Monday, January 14, 2008

Angela Davis: Part 1

This is part 1 of a maybe two-part post about Angela Davis's autobiography. These are just my first impressions. I have more thoughts but gotta pull it all together.

She is amazing. AAAAAH-MAAAAAAAZING.
Her second language is French. While still an undergrad, she began to have an interest in philosophy and since she was an English (or French, I think) major, she began to just read these philosophers to gain knowledge but not for coursework. Certain French philosophers intrigued her most and she pored over these texts (she was still not as fluent a speaker or talker of French to just trudge through these ideas in their original French) and others, deciphering the big ideas. I thought that was such a feat! Then she studied abroad on numerous occasions, traveling through Europe.

When she came back to the states the civil rights movement was well underway and she immersed herself in it. Very intelligent woman. She was involved with the political education programs of groups like the Black Panther Party and the SNCC (Student Nonviolent Coordinating Committee--I always forget what that stands for). At one point, she was working on a case involving the Soledad Brothers, teaching at UCLA--and fighting to not lose her job teaching at UCLA, because she was a Communist by that time-- giving guest lectures around the country, teaching in the political education program of Che-Lemumba (a Communist organization of primarily blacks from what I can gather). She just had her hands everywhere and she was actually making a difference. I talked to my mom and pop and asked if they thought she was radical at the time. They said no, everybody was behind Angela Davis and they knew she was making history.
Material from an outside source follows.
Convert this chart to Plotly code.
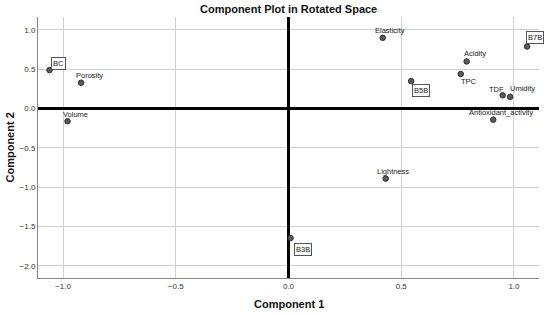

Though others at the time may have suffered just like her or even more, I think her story is so important and so powerful. She was an intellectual but realize how elitism infiltrates any college graduates mind. And for the most part her writing is matter of fact. This is no eloquent autobiography by any means. But I get, through her, that if you put your mind to something, if you use everything in you to fight not to be brainwashed and drive to become stronger, realizing that the struggle of the oppressed is not a black or white thing and that it affects all levels of society--your life can make a difference and you can touch other people and make them see that the ceiling over them is actually higher than they thought.

There's one thing, though, I just don't get. I don't understand her infatuation with communism or socialism as the way to end the problems of black people in America. She thought this was the end all be all of the struggle. And wouldn't a system like this still be in the hands of men, and therefore, sure not to prosper in the utopian sense she anticipates? I've had discussions before, I think, about socialism and communism, but I know I don't fully understand either of them. But I think Davis sort of romanticizes the concepts. At one time, she goes to Cuba during or just after the revolution. And she romanticizes Fidel Castro and the revolution (again, another issue I have little knowledge about). On this particular anniversary of the beginning of the revolution, everyone is going to the fields to cut sugarcane instead of throwing a big parade. So Davis and her friends join them for a week, doing their part cutting cane in the serious heat. After one work day, Davis comments to a new Cuban friend of hers, an older man, that the way he cuts cane is almost artful. And he tells her sternly that there is nothing beautiful about cutting cane this way, that he and people like him are making this sacrifice so that equipment could be purchased (by the country) so their children would not have to do this. So their children would not have to work hard. And if this was the pretense that he was toiling under, has that proved to be untrue? Are the children of Cuba (who would now be adults) still toiling in this manner, or more generally, suffering in ways this man had envisioned them avoiding?

Also, A.D. has a way of sticking just about everything to The Man--every responsibility, that is--and saying nothing of personal responsibility. At least that seems to be her focus much of the time. Sometimes she talks about empowering the people with knowledge of injustices and how they can speak out. But what about empowering them out of the situations they get in (stealing, etc.) in the first place? I guess I can't complain if this is just her focus. Maybe you get the people fired up with knowledge and then they see that they have to be mindful of themselves as you are educating them.

Many of the cases featured in the book (cases of police injustice, that is) are similar strands of what happened in Jena, La., recently. I'm not exaggerating here. The book talks about black men going to prison for robbery and getting a sentence for 1 year to life in prison. What gives? It's enough to make you angry and one-sided in your judgment, but as I said earlier, she's an intellectual, so I expect more from her reasoning sometimes. I'm just on the fence (about the sticking-it-to-the-white-man deal), b/c A.D. was living in quite a different time--to read in this book the brazenness of the police! The sad thing is, I know the police still behave this way (invading people's personal space and neighborhoods as if it were martial law, harassing young brothers b/c they're black with cornrows). I just don't see it now b/c I live in mixed neighborhoods.